== Task prompt ==
Return only the lines from the top of the data down to the one that holds "6.9e-10, 5.6e-10, 4.4e-10]", both included, without any pictures.

== Data segment ==
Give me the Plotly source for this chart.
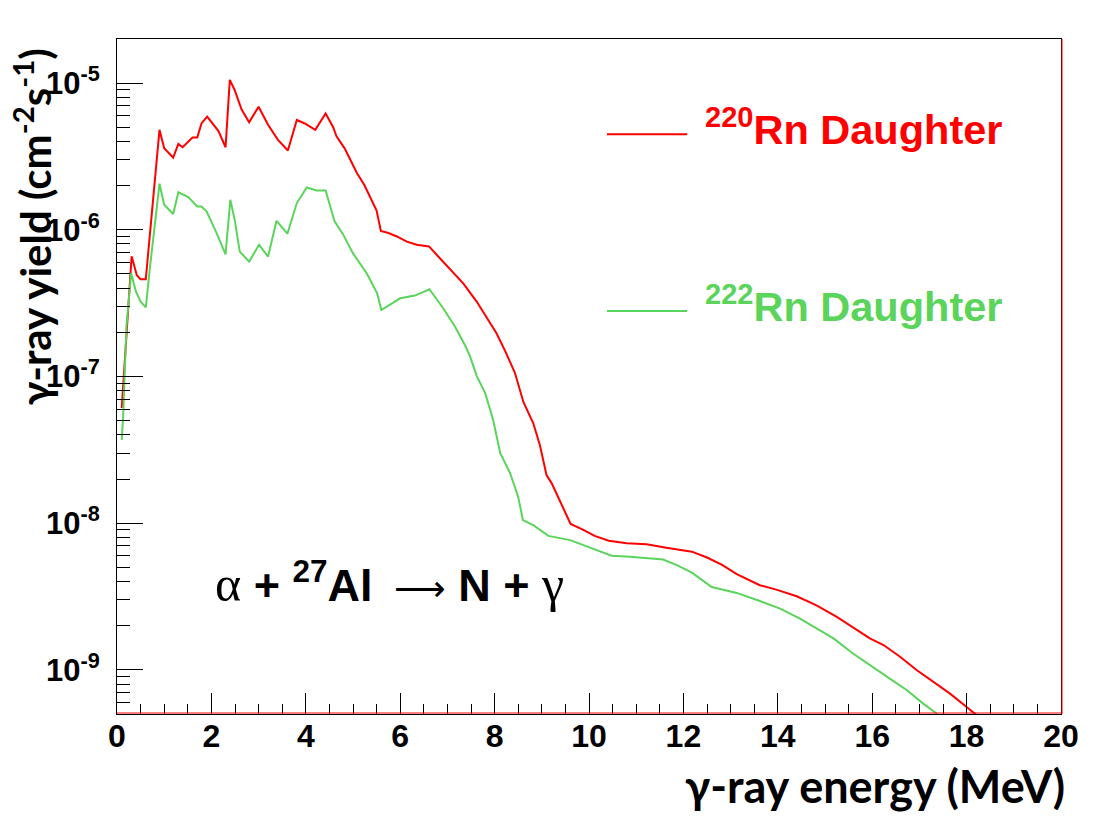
import plotly.graph_objects as go

# gamma-ray energy (MeV) and yield (cm^-2 s^-1)
rn220_energy = [0.10, 0.31, 0.42, 0.50, 0.61, 0.90, 1.00, 1.19, 1.30, 1.39, 1.60, 1.70, 1.79, 1.91,
                2.15, 2.30, 2.39, 2.49, 2.64, 2.80, 3.00, 3.20, 3.41, 3.62, 3.81, 3.98, 4.20, 4.42,
                4.58, 4.65, 4.82, 5.08, 5.24, 5.40, 5.50, 5.59, 5.75, 5.93, 6.14, 6.35, 6.61, 6.84,
                7.09, 7.34, 7.62, 7.83, 8.04, 8.22, 8.43, 8.61, 8.82, 8.96, 9.10, 9.21, 9.39, 9.61,
                9.88, 10.12, 10.42, 10.80, 11.22, 11.64, 12.18, 12.50, 12.82, 13.13, 13.62, 13.97,
                14.40, 14.82, 15.25, 15.53, 15.95, 16.24, 16.59, 16.94, 17.30, 17.65, 18.00, 18.40]
rn220_yield = [6.1e-8, 6.6e-7, 4.9e-7, 4.6e-7, 4.6e-7, 4.8e-6, 3.6e-6, 3.1e-6, 3.85e-6, 3.65e-6,
               4.25e-6, 4.25e-6, 5.3e-6, 5.9e-6, 4.7e-6, 3.65e-6, 1.05e-5, 9.0e-6, 6.6e-6, 5.4e-6,
               6.9e-6, 5.2e-6, 4.1e-6, 3.47e-6, 5.6e-6, 5.3e-6, 4.8e-6, 6.2e-6, 5.0e-6, 4.33e-6,
               3.6e-6, 2.45e-6, 2.02e-6, 1.6e-6, 1.35e-6, 9.8e-7, 9.5e-7, 9.0e-7, 8.3e-7, 7.9e-7,
               7.7e-7, 6.4e-7, 5.2e-7, 4.3e-7, 3.24e-7, 2.5e-7, 1.97e-7, 1.5e-7, 1.06e-7, 6.7e-8,
               4.8e-8, 3.4e-8, 2.13e-8, 1.87e-8, 1.4e-8, 9.9e-9, 9.0e-9, 8.2e-9, 7.6e-9, 7.3e-9,
               7.2e-9, 6.8e-9, 6.4e-9, 5.84e-9, 5.2e-9, 4.5e-9, 3.78e-9, 3.53e-9, 3.18e-9, 2.76e-9,
               2.3e-9, 2.02e-9, 1.64e-9, 1.48e-9, 1.23e-9, 1.0e-9, 8.3e-10, 6.9e-10, 5.6e-10, 4.4e-10]

rn222_energy = [0.10, 0.13, 0.20, 0.30, 0.40, 0.50, 0.61, 0.70, 0.90, 1.00, 1.19, 1.30, 1.51, 1.70,
                1.79, 1.90, 2.11, 2.30, 2.40, 2.50, 2.60, 2.80, 3.01, 3.20, 3.38, 3.61, 3.81, 4.02,
                4.23, 4.42, 4.61, 4.79, 5.00, 5.11, 5.29, 5.51, 5.60, 6.00, 6.31, 6.46, 6.62, 6.91,
                7.16, 7.37, 7.48, 7.62, 7.80, 7.97, 8.12, 8.33, 8.50, 8.60, 8.82, 9.14, 9.60, 9.98,
                10.48, 10.87, 11.22, 11.57, 11.86, 12.18, 12.60, 13.13, 13.62, 14.05, 14.47, 14.82,
                15.18, 15.60, 16.02, 16.38, 16.73, 17.08, 17.37, 17.60]
rn222_yield = [3.7e-8, 5.3e-8, 2.2e-7, 5.06e-7, 3.8e-7, 3.24e-7, 2.96e-7, 5.6e-7, 2.06e-6, 1.48e-6,
               1.28e-6, 1.8e-6, 1.67e-6, 1.44e-6, 1.44e-6, 1.33e-6, 9.5e-7, 6.8e-7, 1.6e-6, 1.14e-6,
               7.1e-7, 6.07e-7, 7.9e-7, 6.57e-7, 1.15e-6, 9.4e-7, 1.52e-6, 1.94e-6, 1.85e-6, 1.85e-6,
               1.14e-6, 9.3e-7, 6.9e-7, 6.1e-7, 5.06e-7, 3.7e-7, 2.84e-7, 3.41e-7, 3.56e-7, 3.73e-7,
               3.93e-7, 2.92e-7, 2.19e-7, 1.64e-7, 1.37e-7, 1.01e-7, 7.7e-8, 5.05e-8, 3.0e-8, 2.19e-8,
               1.51e-8, 1.05e-8, 9.7e-9, 8.2e-9, 7.67e-9, 6.9e-9, 6.0e-9, 5.9e-9, 5.8e-9, 5.66e-9,
               5.18e-9, 4.6e-9, 3.68e-9, 3.35e-9, 2.95e-9, 2.62e-9, 2.24e-9, 1.91e-9, 1.64e-9, 1.29e-9,
               1.05e-9, 8.7e-10, 7.3e-10, 5.9e-10, 5.04e-10, 4.2e-10]

x_ticks = [0, 2, 4, 6, 8, 10, 12, 14, 16, 18, 20]
y_exps = [-9, -8, -7, -6, -5]

RED = "#ff0000"
GREEN = "#5ad45a"
SANS = "Liberation Sans"
TITLE_FONT = "Lato"

fig = go.Figure()
fig.add_trace(go.Scatter(x=rn220_energy, y=rn220_yield, mode="lines",
                         line=dict(color=RED, width=2), name="220Rn Daughter"))
fig.add_trace(go.Scatter(x=rn222_energy, y=rn222_yield, mode="lines",
                         line=dict(color=GREEN, width=2), name="222Rn Daughter"))

minor_y = [k * 10.0 ** e for e in range(-10, -4) for k in range(2, 10)]

# the page body adds an 8px offset, so the figure is a little smaller than the window
fig.update_layout(
    width=1107, height=813,
    plot_bgcolor="white", paper_bgcolor="white",
    margin=dict(l=109, r=54, t=31, b=107),
    showlegend=False,
    xaxis=dict(
        range=[0, 20], showgrid=False, zeroline=False, automargin=False,
        showline=True, linecolor="black", linewidth=1, mirror=True,
        ticks="inside", ticklen=21, tickcolor="black",
        tickvals=x_ticks, ticktext=[str(v) for v in x_ticks],
        tickfont=dict(family=SANS, size=32, color="black", weight="bold"),
        ticklabelstandoff=-6,
        minor=dict(dtick=0.5, ticks="inside", ticklen=10, tickcolor="black", showgrid=False),
    ),
    yaxis=dict(
        type="log", range=[-9.30, -4.70], showgrid=False, zeroline=False, automargin=False,
        showline=True, linecolor="black", linewidth=1, mirror=True,
        ticks="inside", ticklen=26, tickcolor="black",
        tickvals=[10.0 ** e for e in y_exps],
        ticktext=[f"10<sup>{e}</sup>" for e in y_exps],
        tickfont=dict(family=SANS, size=31, color="black", weight="bold"),
        ticklabelstandoff=10,
        minor=dict(tickvals=minor_y, ticks="inside", ticklen=13, tickcolor="black", showgrid=False),
    ),
)

# thin red edges just inside the bottom and right of the frame, as in the original canvas
fig.add_shape(type="line", xref="paper", yref="paper", ysizemode="pixel", yanchor=0,
              x0=0, x1=1, y0=1, y1=1, line=dict(color=RED, width=1))
fig.add_shape(type="line", xref="paper", yref="paper", xsizemode="pixel", xanchor=1,
              x0=1, x1=1, y0=0, y1=1, line=dict(color=RED, width=1))

# axis titles
fig.add_annotation(text="<b>γ-ray energy (MeV)</b>", xref="paper", yref="paper",
                   x=1.006, y=-0.106, xanchor="right", yanchor="middle", showarrow=False,
                   font=dict(family=TITLE_FONT, size=45, color="black"))
fig.add_annotation(text="<b>γ-ray yield (cm<sup>-2</sup>s<sup>-1</sup>)</b>", xref="paper", yref="paper",
                   x=-0.089, y=0.99, xanchor="center", yanchor="top", textangle=-90, showarrow=False,
                   font=dict(family=TITLE_FONT, size=42, color="black"))

# legend drawn by hand
for label, color, ypos in [("<b><sup>220</sup>Rn Daughter</b>", RED, 0.859),
                           ("<b><sup>222</sup>Rn Daughter</b>", GREEN, 0.597)]:
    fig.add_shape(type="line", xref="paper", yref="paper", x0=0.519, x1=0.604, y0=ypos, y1=ypos,
                  line=dict(color=color, width=2))
    fig.add_annotation(text=label, xref="paper", yref="paper", x=0.621, y=ypos + 0.01,
                       xanchor="left", yanchor="middle", showarrow=False,
                       font=dict(family=SANS, size=41.5, color=color))

# reaction label
greek = "<span style='font-family:Liberation Serif;font-size:50px'>{}</span>"
arrow = "<span style='font-family:DejaVu Sans;font-size:36px'>⟶</span>"
thin = "\u2009"
reaction = (greek.format("α") + " <b>+ <sup>27</sup>Al</b>" + thin + " " + arrow
            + " <b>N +</b> " + greek.format("γ"))
fig.add_annotation(text=reaction, xref="paper", yref="paper", x=0.1017, y=0.195,
                   xanchor="left", yanchor="middle", showarrow=False,
                   font=dict(family=SANS, size=45, color="black"))

fig.write_html("out.html")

== Solution to the problem ==
Give me the Plotly source for this chart.
import plotly.graph_objects as go

# gamma-ray energy (MeV) and yield (cm^-2 s^-1)
rn220_energy = [0.10, 0.31, 0.42, 0.50, 0.61, 0.90, 1.00, 1.19, 1.30, 1.39, 1.60, 1.70, 1.79, 1.91,
                2.15, 2.30, 2.39, 2.49, 2.64, 2.80, 3.00, 3.20, 3.41, 3.62, 3.81, 3.98, 4.20, 4.42,
                4.58, 4.65, 4.82, 5.08, 5.24, 5.40, 5.50, 5.59, 5.75, 5.93, 6.14, 6.35, 6.61, 6.84,
                7.09, 7.34, 7.62, 7.83, 8.04, 8.22, 8.43, 8.61, 8.82, 8.96, 9.10, 9.21, 9.39, 9.61,
                9.88, 10.12, 10.42, 10.80, 11.22, 11.64, 12.18, 12.50, 12.82, 13.13, 13.62, 13.97,
                14.40, 14.82, 15.25, 15.53, 15.95, 16.24, 16.59, 16.94, 17.30, 17.65, 18.00, 18.40]
rn220_yield = [6.1e-8, 6.6e-7, 4.9e-7, 4.6e-7, 4.6e-7, 4.8e-6, 3.6e-6, 3.1e-6, 3.85e-6, 3.65e-6,
               4.25e-6, 4.25e-6, 5.3e-6, 5.9e-6, 4.7e-6, 3.65e-6, 1.05e-5, 9.0e-6, 6.6e-6, 5.4e-6,
               6.9e-6, 5.2e-6, 4.1e-6, 3.47e-6, 5.6e-6, 5.3e-6, 4.8e-6, 6.2e-6, 5.0e-6, 4.33e-6,
               3.6e-6, 2.45e-6, 2.02e-6, 1.6e-6, 1.35e-6, 9.8e-7, 9.5e-7, 9.0e-7, 8.3e-7, 7.9e-7,
               7.7e-7, 6.4e-7, 5.2e-7, 4.3e-7, 3.24e-7, 2.5e-7, 1.97e-7, 1.5e-7, 1.06e-7, 6.7e-8,
               4.8e-8, 3.4e-8, 2.13e-8, 1.87e-8, 1.4e-8, 9.9e-9, 9.0e-9, 8.2e-9, 7.6e-9, 7.3e-9,
               7.2e-9, 6.8e-9, 6.4e-9, 5.84e-9, 5.2e-9, 4.5e-9, 3.78e-9, 3.53e-9, 3.18e-9, 2.76e-9,
               2.3e-9, 2.02e-9, 1.64e-9, 1.48e-9, 1.23e-9, 1.0e-9, 8.3e-10, 6.9e-10, 5.6e-10, 4.4e-10]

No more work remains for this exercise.